Their departures did not come at an opportune time. Competing exchange launched in February and received strong traction from both individual Bitcoin users and partner merchants. How could the BuyBitcoin team keep pace with competitors if they were halfway around the world from one another?

It helped that the BuyBitcoin team had been anticipating the separation for some time. According to Olesen:

“We knew from the beginning that some team members would not be able to stay in the Philippines all the time, and knowing each others’ dedication to bringing Bitcoin mainstream, the physical distance between us has worked very well. In fact, our global reach for partnerships is a big advantage.”

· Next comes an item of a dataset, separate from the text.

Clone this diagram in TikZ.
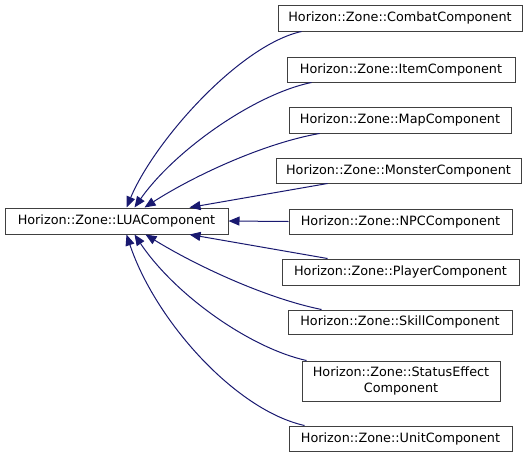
\documentclass[tikz,border=0pt]{standalone}
\usepackage{fontspec}
\setmainfont{DejaVu Sans}
\usetikzlibrary{arrows.meta}
\definecolor{edgeblue}{HTML}{191970}
\definecolor{boxgray}{HTML}{404040}
\tikzset{
  cls/.style={draw=boxgray, line width=1pt, fill=white, rectangle, inner sep=0pt,
    font=\fontsize{12.8}{15.5}\selectfont, align=center, anchor=center},
  inh/.style={draw=edgeblue, line width=1pt, -{Triangle[length=11pt,width=9pt,fill=edgeblue]}},
}
\begin{document}
\begin{tikzpicture}[x=1pt,y=-1pt]
\useasboundingbox (0,0) rectangle (531,459);
\node[cls, minimum width=223pt, minimum height=26pt] (lua) at (116.5,221) {Horizon::Zone::LUAComponent};
\node[cls, minimum width=244pt, minimum height=26pt] (combat) at (400,18) {Horizon::Zone::CombatComponent};
\node[cls, minimum width=228pt, minimum height=25pt] (item) at (401,69.5) {Horizon::Zone::ItemComponent};
\node[cls, minimum width=222pt, minimum height=26pt] (map) at (400,120) {Horizon::Zone::MapComponent};
\node[cls, minimum width=245pt, minimum height=25pt] (monster) at (398.5,170.5) {Horizon::Zone::MonsterComponent};
\node[cls, minimum width=223pt, minimum height=25pt] (npc) at (400.5,221.5) {Horizon::Zone::NPCComponent};
\node[cls, minimum width=237pt, minimum height=26pt] (player) at (400.5,272) {Horizon::Zone::PlayerComponent};
\node[cls, minimum width=224pt, minimum height=24pt] (skill) at (400,322) {Horizon::Zone::SkillComponent};
\node[cls, minimum width=198pt, minimum height=40pt] (status) at (401,381) {Horizon::Zone::StatusEffect\\Component};
\node[cls, minimum width=223pt, minimum height=25pt] (unit) at (400.5,438.5) {Horizon::Zone::UnitComponent};

\draw[inh] ([xshift=24pt]combat.south west) .. controls (240,45) and (155,140) .. ([xshift=122pt]lua.north west);
\draw[inh] ([xshift=25pt]item.south west) .. controls (255,94) and (175,150) .. ([xshift=130pt]lua.north west);
\draw[inh] ([xshift=31pt]map.south west) .. controls (265,143) and (195,175) .. ([xshift=140pt]lua.north west);
\draw[inh] ([xshift=52pt]monster.south west) -- ([xshift=185pt]lua.north west);
\draw[inh] (npc.west) -- (lua.east);
\draw[inh] ([xshift=46pt]player.north west) -- ([xshift=185pt]lua.south west);
\draw[inh] ([xshift=34pt]skill.north west) .. controls (265,298) and (195,265) .. ([xshift=141pt]lua.south west);
\draw[inh] ([xshift=5pt]status.north west) .. controls (250,348) and (175,295) .. ([xshift=130pt]lua.south west);
\draw[inh] ([xshift=16pt]unit.north west) .. controls (235,410) and (155,320) .. ([xshift=122pt]lua.south west);
\end{tikzpicture}
\end{document}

The distance, at the very least, has not affected their Philippine strategy. In June 2014, the BuyBitcoin team reached a deal with online payment service provider Dragonpay that allows Filipinos to buy Bitcoin directly from their site. This service is much more convenient than the previous option of having to pay for Bitcoin over the counter at banks. This move is significant because it gives the ‘underbanked’ access to Bitcoin from all corners of the Philippines.

A global edge

The appropriateness of working with a decentralized technology in a decentralized fashion is not lost on the BuyBitcoin team. “Bitcoin’s decentralization is what makes it a truly international currency and technology platform, so it definitely means a distributed team has some advantages,” Olesen says.

Chief among them is the fact that they can tap into Bitcoin communities in two additional regions – northern California and northern Europe – as they shape their strategy for the Philippines. Both those communities are more mature than the one centered around Metro Manila, and their focus extends beyond remittances and the underbanked. The BuyBitcoin team feels like this gives them an edge in anticipating trends and developments.

CEO Sam Kaddoura says that uses Bitcoin Nordic as a point of comparison for tracking the growth of their exchange. Even though the Philippines is a different market than northern Europe, comparing the data helps the team better contextualize their numbers.

“Most of the benchmarks we used to compare operations were quantitative in nature, such as transaction volume or number of users,” Kaddoura said. “We could quickly learn if we were growing too slow or were right about where we needed to be.”

Analyzing the data from Bitcoin Nordic also gives the team greater insight into the behavior of their customers. “Although northern Europe and Southeast Asia are very much different regions, there were times when it helped to observe and compare consumer behavior – for instance, buy and sell patterns on weekly basis,” Kaddoura explains, adding that having Bitcoin Nordic as a reference enabled them to employ best practices and spot trends early on.

Walton, being in San Francisco, gives access to investors and entrepreneurs in nearby Silicon Valley, but it also allows the team to get advance word of key developments in the Bitcoin world.

“With a physical presence in San Francisco, Dan has been our ‘ear to the ground’ in hearing about the latest trends, products, and services happening in bitcoin before it even hits the mainstream. With the pace that our industry moves, this can translate into a huge competitive advantage,” Kaddoura says.

Hearing news of regulatory developments around the cryptocurrency first-hand could also help when the Philippine government eventually gets around to regulating it.

“We’re moving toward a decentralized everything – Uber for transportation, Airbnb for housing, and of course, Bitcoin for currency. Why can’t we move toward a decentralized workspace as well?” Kaddoura enthuses.

He adds: “We have our disputes at times which are sometimes better handled in person, but I think we can all agree on one thing: it sure beats having to commute through Manila traffic every day.”